PROMPT — Tally the lines in these records that hold the string "this", and reply with the number alone.

-- START RAW DATA --

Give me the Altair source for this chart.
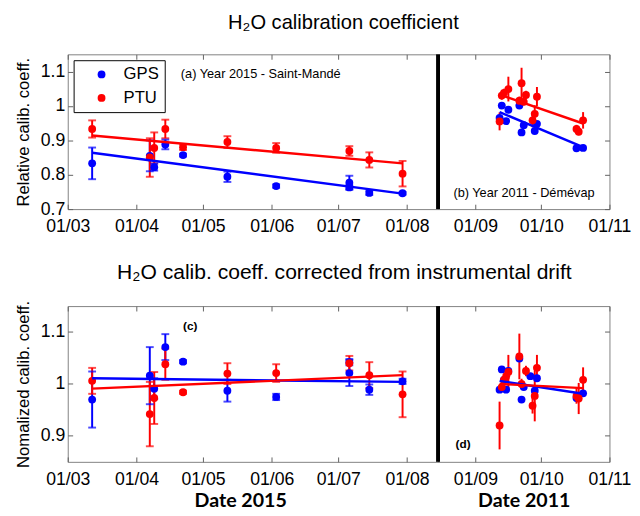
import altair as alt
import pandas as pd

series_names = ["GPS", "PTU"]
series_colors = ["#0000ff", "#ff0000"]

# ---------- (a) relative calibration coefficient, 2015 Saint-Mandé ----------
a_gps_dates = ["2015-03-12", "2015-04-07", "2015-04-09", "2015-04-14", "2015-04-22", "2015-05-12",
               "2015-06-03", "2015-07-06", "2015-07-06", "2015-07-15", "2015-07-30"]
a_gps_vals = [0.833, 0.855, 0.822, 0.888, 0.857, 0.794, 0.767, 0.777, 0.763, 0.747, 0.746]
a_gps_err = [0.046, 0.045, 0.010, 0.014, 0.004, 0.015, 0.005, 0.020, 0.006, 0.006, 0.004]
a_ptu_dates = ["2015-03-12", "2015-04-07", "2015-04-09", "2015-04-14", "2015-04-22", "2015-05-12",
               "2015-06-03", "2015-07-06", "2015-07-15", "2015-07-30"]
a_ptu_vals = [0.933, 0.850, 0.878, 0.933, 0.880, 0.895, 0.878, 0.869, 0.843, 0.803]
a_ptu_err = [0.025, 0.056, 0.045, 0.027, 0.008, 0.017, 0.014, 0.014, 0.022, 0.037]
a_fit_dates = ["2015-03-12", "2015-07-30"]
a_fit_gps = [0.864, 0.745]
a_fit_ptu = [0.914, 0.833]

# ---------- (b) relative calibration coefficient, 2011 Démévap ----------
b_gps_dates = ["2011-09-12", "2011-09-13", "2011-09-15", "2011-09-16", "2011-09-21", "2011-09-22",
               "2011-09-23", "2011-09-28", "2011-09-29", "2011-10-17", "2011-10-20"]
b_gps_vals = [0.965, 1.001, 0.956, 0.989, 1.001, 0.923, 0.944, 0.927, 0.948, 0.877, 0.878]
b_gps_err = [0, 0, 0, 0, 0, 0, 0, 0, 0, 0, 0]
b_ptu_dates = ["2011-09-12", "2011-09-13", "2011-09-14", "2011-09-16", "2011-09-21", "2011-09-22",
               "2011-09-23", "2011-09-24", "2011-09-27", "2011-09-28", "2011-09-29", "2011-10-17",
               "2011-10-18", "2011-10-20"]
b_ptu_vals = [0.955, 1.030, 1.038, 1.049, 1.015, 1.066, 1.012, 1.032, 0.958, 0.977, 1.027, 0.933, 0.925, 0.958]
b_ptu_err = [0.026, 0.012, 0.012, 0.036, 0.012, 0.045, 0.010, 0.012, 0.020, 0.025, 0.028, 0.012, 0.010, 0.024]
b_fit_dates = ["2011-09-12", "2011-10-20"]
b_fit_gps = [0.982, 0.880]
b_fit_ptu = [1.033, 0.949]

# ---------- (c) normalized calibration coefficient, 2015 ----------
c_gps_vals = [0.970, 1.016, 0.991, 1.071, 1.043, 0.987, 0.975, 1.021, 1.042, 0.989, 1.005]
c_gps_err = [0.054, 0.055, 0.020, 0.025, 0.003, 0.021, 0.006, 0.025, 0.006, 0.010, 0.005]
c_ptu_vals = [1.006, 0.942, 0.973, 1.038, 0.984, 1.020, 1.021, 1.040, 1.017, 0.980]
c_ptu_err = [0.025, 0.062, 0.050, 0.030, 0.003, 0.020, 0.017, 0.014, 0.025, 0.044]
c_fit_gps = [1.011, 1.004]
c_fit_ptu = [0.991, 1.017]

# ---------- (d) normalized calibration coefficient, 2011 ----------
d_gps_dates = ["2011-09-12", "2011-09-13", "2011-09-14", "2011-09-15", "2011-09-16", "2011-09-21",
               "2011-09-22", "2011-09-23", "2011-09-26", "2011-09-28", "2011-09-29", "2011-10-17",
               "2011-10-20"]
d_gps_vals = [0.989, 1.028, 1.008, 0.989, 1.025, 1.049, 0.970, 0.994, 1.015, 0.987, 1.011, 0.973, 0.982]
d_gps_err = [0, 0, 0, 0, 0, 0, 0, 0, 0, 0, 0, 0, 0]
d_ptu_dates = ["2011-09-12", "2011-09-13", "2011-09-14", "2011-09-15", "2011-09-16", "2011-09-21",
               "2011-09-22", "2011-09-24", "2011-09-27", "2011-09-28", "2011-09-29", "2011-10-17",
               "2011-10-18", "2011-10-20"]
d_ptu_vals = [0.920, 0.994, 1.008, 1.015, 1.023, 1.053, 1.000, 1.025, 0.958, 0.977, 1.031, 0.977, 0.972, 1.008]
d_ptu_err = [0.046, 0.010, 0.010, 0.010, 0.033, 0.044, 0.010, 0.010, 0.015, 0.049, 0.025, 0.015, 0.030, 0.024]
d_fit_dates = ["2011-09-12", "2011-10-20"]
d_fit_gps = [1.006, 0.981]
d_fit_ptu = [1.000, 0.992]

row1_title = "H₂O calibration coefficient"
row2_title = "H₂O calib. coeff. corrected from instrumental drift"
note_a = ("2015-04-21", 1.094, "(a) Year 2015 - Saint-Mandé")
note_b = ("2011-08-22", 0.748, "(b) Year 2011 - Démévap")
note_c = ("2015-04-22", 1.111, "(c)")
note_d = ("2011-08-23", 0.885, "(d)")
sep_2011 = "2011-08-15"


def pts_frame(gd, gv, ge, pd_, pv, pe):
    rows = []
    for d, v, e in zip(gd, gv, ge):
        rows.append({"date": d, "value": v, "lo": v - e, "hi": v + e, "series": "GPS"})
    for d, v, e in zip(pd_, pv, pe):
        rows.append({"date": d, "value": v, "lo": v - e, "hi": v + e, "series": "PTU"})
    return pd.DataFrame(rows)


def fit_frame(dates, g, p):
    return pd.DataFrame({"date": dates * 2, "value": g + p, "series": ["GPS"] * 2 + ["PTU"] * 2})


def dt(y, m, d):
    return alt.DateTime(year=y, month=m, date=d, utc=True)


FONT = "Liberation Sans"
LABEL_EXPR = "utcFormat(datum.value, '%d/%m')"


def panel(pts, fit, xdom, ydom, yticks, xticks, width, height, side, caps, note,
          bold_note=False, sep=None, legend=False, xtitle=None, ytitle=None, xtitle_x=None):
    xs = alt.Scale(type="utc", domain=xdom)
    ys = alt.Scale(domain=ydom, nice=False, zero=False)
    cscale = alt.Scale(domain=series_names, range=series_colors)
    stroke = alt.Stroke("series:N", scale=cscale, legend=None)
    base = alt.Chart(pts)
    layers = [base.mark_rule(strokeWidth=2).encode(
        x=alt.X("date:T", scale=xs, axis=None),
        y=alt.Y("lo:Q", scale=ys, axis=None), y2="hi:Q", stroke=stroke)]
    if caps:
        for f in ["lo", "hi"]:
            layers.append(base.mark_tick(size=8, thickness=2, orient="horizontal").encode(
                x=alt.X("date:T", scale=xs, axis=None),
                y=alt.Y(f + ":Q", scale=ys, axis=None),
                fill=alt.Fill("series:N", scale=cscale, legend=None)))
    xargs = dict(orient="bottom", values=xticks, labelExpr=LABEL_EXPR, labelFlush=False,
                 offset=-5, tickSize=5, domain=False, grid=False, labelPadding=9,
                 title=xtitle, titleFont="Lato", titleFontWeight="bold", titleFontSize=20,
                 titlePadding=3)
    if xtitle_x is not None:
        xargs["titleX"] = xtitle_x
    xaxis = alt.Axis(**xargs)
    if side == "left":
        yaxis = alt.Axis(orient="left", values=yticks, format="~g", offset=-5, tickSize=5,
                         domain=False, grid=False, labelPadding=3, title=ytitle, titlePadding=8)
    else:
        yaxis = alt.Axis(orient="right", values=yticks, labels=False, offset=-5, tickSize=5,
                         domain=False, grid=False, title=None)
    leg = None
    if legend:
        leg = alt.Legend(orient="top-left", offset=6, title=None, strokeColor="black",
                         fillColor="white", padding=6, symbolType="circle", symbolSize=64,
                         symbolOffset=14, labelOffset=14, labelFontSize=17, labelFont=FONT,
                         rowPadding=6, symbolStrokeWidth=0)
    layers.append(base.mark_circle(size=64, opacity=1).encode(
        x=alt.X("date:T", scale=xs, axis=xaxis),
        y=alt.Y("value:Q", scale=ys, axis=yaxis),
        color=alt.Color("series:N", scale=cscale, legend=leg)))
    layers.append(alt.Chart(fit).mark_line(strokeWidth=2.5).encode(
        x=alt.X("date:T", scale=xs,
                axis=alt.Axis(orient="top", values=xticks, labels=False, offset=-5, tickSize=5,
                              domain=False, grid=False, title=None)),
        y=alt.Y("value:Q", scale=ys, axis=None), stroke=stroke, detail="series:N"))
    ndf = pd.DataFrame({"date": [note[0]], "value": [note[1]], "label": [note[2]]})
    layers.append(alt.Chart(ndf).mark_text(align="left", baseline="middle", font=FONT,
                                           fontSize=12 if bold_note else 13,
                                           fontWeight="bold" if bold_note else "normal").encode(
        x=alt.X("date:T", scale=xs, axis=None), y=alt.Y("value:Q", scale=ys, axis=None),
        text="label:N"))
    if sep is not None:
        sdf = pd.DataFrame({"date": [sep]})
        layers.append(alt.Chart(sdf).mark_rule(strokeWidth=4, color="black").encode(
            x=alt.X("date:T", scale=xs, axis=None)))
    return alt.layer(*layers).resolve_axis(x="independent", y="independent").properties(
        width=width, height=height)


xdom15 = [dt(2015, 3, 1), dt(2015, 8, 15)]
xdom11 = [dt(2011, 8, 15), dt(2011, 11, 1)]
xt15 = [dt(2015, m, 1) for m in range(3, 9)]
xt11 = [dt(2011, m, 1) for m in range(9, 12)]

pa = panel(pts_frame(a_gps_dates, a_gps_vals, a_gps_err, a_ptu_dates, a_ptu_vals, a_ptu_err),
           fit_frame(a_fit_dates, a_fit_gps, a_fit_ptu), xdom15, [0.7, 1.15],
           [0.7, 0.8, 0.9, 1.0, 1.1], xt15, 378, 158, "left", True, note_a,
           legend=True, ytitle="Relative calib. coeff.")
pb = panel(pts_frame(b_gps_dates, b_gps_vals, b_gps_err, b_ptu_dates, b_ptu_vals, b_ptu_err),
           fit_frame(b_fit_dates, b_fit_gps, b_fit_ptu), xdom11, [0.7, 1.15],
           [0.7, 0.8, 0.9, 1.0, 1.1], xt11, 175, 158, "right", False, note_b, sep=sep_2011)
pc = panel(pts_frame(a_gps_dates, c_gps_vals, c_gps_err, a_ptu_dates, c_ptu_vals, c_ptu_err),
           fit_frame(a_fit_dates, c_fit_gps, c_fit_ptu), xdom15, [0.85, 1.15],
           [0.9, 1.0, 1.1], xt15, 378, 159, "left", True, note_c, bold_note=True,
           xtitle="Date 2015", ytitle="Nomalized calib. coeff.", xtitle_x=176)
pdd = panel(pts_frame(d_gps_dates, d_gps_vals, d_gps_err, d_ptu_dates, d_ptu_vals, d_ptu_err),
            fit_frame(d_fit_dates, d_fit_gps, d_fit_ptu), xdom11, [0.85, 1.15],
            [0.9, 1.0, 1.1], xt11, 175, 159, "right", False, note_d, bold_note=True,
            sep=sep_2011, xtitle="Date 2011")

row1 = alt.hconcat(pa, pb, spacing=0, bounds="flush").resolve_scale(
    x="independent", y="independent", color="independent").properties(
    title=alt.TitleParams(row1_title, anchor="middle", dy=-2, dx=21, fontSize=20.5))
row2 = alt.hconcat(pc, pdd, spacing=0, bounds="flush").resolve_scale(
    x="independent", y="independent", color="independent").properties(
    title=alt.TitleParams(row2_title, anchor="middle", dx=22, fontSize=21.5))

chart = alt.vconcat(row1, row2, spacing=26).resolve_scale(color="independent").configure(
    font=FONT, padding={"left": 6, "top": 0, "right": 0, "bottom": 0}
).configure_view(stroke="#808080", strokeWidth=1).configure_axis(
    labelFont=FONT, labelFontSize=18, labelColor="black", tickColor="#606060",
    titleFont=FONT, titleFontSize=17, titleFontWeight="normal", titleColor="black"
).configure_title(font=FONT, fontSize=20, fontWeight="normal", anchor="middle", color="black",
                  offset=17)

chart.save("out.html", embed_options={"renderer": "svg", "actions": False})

-- END RAW DATA --
-- START RAW DATA --

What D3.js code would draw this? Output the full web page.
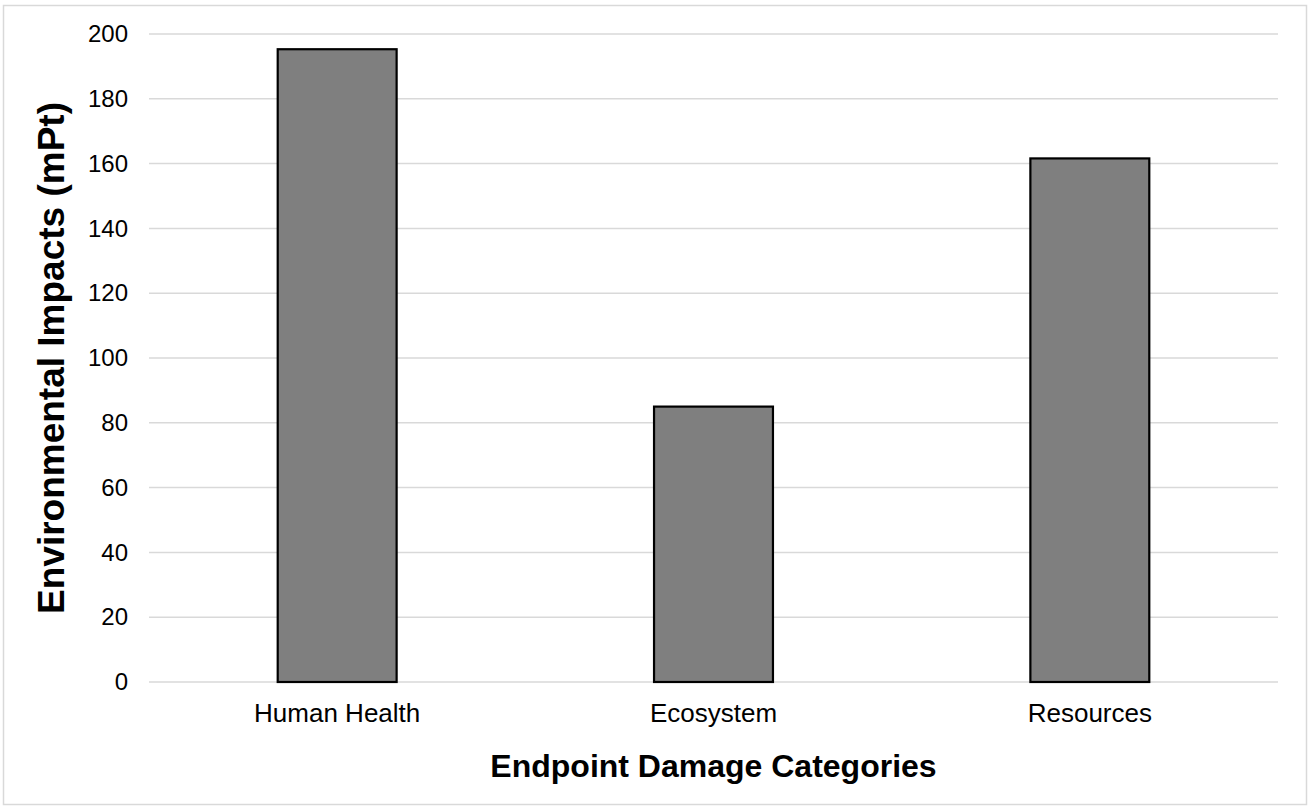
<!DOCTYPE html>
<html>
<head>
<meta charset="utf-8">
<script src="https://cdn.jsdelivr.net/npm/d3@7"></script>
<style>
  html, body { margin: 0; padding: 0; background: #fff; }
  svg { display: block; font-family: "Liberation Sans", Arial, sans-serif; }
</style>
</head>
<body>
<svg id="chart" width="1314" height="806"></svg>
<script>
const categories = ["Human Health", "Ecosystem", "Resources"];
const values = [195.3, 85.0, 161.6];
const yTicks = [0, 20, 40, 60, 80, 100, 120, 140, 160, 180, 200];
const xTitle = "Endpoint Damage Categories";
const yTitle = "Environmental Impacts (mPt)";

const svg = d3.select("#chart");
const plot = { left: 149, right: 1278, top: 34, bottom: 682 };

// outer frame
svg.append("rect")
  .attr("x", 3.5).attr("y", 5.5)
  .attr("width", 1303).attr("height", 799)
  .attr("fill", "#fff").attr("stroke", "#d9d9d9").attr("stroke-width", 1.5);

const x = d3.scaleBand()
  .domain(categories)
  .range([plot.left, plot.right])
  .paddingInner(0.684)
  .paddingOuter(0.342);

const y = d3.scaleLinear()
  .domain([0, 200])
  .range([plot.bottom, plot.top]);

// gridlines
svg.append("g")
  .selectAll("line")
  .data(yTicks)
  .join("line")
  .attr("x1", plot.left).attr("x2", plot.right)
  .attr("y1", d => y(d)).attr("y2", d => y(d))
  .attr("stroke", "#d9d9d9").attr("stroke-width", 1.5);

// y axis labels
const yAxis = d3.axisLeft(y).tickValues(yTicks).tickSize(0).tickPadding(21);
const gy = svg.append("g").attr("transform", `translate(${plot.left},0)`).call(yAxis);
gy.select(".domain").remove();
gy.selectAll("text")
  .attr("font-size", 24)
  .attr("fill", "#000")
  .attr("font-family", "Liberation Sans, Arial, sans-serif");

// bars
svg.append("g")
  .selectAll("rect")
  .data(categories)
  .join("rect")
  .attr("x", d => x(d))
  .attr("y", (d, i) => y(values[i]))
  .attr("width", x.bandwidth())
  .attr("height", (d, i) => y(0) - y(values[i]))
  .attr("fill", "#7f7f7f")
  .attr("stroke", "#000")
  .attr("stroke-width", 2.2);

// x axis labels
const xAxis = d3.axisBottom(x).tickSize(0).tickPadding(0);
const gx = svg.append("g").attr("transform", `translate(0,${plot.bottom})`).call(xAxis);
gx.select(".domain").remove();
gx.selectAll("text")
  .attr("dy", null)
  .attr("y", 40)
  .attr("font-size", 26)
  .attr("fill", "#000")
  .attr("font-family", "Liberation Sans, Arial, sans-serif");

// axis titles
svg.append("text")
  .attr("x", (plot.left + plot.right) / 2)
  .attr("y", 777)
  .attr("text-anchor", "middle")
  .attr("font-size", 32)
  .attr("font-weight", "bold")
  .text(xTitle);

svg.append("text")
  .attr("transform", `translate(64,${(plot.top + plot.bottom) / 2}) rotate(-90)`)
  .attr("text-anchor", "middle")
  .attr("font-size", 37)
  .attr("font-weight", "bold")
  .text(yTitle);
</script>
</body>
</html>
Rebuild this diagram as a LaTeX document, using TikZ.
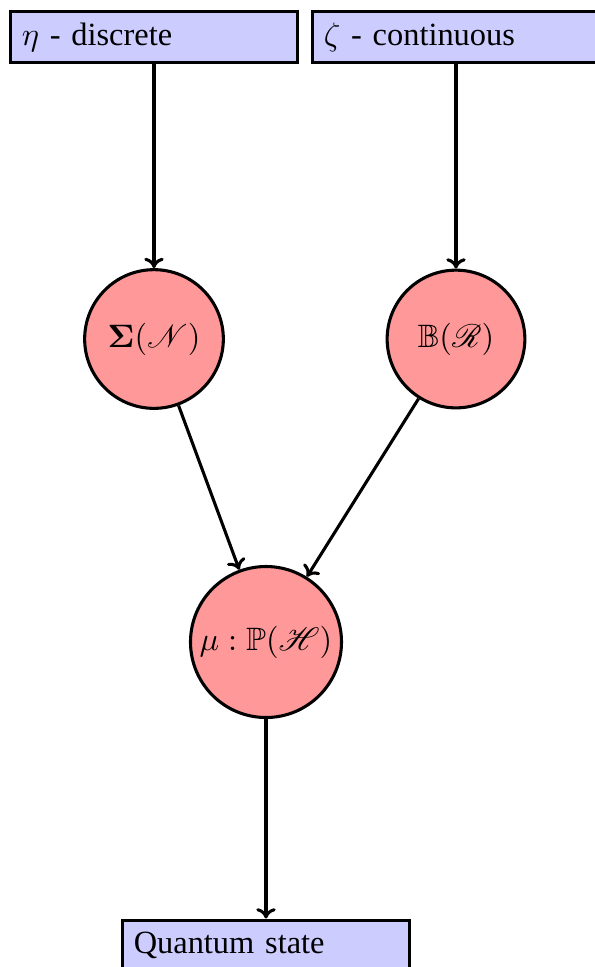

-- END RAW DATA --
-- START RAW DATA --

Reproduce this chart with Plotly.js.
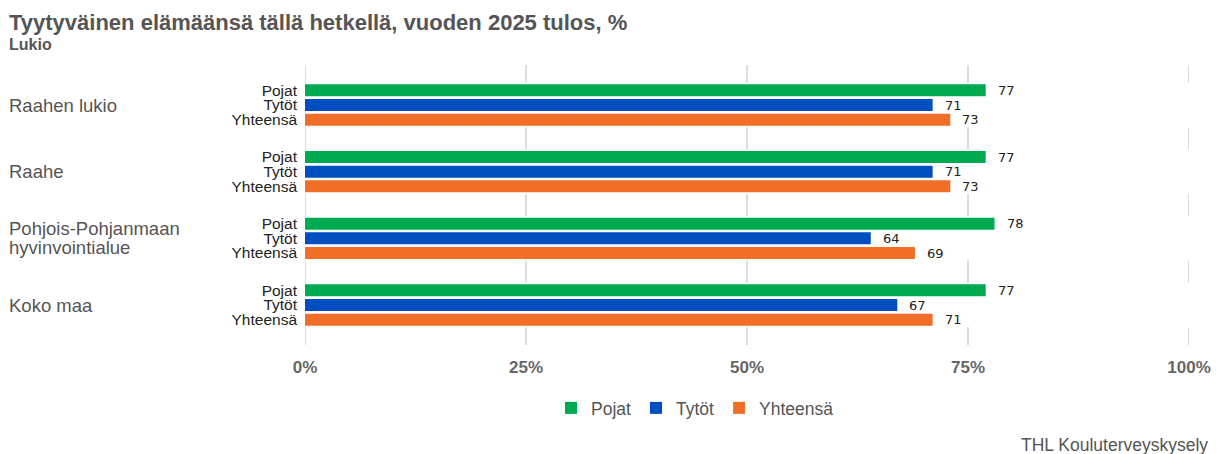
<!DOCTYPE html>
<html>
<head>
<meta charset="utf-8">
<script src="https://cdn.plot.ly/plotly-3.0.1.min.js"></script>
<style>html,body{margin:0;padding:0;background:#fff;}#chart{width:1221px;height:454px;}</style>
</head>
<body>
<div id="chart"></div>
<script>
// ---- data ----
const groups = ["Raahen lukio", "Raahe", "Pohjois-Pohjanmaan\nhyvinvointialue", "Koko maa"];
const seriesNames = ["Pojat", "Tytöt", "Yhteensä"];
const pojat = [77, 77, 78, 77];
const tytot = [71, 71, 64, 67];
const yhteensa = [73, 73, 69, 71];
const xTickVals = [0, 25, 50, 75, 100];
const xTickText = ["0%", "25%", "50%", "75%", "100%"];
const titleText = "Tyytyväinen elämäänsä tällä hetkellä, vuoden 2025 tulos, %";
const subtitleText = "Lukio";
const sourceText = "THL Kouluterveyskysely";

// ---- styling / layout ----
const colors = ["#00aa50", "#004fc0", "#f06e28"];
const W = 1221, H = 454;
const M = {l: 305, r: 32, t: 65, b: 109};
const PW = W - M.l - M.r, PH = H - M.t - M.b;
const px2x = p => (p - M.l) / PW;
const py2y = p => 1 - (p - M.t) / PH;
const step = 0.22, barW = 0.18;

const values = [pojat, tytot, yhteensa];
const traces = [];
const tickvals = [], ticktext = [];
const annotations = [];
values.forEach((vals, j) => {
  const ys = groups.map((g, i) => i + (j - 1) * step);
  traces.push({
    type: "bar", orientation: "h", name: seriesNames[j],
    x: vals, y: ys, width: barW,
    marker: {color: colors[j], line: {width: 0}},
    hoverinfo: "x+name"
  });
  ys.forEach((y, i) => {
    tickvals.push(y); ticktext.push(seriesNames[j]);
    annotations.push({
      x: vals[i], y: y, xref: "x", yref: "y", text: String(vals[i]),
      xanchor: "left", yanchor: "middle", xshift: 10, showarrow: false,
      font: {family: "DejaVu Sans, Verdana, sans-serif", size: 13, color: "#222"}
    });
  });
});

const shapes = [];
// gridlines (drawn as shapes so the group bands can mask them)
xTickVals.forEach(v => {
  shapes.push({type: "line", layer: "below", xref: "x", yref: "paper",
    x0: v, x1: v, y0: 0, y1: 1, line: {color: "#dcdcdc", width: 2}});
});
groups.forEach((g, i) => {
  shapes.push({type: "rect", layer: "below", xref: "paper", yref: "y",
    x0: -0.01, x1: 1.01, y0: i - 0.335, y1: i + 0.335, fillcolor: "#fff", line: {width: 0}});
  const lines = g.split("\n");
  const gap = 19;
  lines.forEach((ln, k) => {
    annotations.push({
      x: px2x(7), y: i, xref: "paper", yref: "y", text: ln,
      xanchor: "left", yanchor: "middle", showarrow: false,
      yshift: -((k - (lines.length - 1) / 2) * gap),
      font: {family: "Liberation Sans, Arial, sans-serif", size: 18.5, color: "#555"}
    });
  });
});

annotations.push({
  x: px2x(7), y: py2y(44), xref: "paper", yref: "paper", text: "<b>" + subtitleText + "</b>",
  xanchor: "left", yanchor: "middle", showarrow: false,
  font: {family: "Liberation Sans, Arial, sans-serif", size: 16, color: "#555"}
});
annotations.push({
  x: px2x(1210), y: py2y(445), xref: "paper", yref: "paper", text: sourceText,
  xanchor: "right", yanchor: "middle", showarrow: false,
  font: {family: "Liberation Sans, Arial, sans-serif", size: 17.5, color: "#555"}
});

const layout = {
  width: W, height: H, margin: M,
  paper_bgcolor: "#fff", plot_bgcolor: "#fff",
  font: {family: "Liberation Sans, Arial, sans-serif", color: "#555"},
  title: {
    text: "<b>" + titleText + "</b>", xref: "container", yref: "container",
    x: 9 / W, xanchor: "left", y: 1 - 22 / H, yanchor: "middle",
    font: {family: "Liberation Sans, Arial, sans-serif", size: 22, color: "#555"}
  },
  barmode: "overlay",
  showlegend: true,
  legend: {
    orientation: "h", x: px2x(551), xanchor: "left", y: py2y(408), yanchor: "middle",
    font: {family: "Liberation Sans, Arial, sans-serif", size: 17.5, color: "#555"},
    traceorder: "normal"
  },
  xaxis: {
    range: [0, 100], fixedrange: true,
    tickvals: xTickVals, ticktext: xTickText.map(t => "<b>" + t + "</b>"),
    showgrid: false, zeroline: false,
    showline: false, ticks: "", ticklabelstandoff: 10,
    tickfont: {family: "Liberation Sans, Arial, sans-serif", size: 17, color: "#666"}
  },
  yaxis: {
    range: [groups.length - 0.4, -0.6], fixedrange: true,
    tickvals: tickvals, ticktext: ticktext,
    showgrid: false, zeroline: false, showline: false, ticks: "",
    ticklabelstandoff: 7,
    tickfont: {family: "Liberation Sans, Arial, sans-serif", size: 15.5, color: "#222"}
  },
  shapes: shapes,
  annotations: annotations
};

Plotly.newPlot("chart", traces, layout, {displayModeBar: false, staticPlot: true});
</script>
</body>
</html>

-- END RAW DATA --

RESULT OF THE TASK — 4